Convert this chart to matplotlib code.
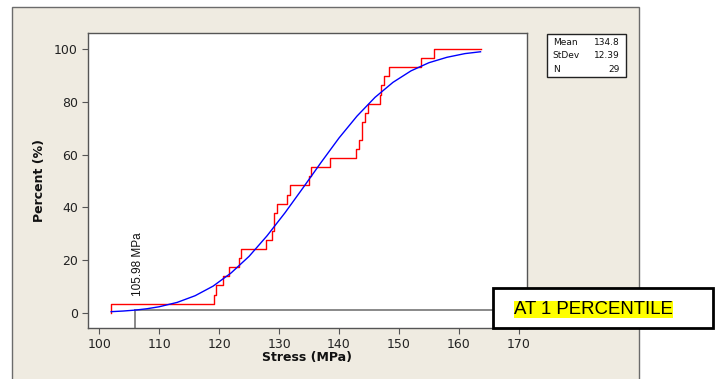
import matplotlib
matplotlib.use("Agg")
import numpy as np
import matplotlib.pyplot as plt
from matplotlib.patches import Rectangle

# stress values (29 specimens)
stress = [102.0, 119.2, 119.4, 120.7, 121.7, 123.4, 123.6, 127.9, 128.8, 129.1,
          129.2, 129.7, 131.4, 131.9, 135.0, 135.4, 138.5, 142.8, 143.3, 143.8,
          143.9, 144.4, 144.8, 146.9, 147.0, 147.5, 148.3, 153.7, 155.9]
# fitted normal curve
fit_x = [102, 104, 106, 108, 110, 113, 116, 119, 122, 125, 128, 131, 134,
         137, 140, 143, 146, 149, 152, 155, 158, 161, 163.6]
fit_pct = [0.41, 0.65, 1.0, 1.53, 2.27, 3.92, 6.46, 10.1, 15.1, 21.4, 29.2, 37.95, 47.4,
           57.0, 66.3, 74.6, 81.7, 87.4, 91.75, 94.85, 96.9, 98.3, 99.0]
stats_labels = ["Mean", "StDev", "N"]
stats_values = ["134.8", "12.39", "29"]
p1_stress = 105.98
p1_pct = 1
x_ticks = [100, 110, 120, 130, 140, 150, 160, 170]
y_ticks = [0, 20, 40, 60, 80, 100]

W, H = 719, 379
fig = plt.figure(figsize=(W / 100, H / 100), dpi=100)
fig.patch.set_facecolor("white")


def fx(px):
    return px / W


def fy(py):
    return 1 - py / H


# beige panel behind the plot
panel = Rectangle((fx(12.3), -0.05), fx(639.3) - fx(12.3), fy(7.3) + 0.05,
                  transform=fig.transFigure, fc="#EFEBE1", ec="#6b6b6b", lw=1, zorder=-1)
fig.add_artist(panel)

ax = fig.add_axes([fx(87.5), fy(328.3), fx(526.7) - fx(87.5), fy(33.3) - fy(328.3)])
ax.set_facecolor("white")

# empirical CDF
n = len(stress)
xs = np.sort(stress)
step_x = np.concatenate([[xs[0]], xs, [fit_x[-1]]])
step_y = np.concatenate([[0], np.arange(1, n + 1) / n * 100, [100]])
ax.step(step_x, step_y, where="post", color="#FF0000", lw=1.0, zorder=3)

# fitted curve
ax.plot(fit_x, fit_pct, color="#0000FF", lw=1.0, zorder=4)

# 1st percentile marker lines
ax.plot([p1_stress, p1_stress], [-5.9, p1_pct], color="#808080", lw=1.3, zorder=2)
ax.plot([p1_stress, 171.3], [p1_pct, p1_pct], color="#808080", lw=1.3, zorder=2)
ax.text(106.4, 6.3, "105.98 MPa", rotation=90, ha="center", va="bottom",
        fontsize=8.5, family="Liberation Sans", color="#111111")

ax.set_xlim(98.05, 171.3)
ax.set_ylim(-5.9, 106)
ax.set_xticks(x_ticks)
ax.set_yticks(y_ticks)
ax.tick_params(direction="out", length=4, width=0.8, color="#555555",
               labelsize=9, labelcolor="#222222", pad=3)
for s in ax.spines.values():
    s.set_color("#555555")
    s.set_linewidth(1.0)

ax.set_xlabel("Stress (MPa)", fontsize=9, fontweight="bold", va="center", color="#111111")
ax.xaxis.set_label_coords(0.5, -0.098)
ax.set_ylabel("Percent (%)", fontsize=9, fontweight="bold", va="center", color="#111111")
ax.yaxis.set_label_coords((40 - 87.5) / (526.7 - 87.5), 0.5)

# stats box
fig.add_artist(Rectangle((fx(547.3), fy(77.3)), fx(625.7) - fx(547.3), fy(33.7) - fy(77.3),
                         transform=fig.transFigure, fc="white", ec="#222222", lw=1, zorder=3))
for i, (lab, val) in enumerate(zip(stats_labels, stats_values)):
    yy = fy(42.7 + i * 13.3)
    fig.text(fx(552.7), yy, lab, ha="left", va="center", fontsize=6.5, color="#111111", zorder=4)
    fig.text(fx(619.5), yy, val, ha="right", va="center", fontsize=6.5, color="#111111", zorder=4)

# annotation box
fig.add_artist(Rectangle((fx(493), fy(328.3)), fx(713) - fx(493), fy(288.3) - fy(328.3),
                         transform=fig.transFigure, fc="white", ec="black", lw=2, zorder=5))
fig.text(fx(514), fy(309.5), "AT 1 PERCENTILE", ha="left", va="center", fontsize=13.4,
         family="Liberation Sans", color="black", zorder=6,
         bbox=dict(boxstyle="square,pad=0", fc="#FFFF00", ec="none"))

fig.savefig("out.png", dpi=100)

--------

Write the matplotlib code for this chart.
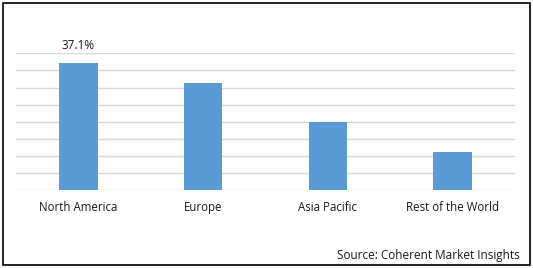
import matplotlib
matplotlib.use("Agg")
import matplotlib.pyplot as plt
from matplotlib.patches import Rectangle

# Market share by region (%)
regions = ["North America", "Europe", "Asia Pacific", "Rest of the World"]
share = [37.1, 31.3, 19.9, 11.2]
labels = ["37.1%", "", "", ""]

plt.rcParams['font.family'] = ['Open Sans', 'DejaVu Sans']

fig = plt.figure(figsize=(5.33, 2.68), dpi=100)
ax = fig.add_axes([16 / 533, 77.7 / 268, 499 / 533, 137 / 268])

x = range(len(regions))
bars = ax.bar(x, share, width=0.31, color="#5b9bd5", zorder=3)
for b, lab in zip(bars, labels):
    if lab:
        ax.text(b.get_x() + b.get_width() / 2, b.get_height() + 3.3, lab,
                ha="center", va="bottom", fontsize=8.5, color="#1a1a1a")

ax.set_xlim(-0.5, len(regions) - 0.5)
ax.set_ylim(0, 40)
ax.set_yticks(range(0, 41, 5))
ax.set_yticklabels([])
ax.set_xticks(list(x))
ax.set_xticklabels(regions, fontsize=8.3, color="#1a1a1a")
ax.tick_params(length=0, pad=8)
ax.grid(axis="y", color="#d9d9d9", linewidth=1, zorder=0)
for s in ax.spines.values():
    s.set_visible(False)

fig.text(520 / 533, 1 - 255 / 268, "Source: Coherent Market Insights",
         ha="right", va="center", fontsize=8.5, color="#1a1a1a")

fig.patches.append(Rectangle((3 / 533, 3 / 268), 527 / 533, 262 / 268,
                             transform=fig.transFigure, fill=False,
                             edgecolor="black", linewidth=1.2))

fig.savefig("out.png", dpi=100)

--------

> _Description of the task_
Using the records above, gather all lines where the string "chart" is present.

> _Response to this exercise_
Convert this chart to matplotlib code.
Write the matplotlib code for this chart.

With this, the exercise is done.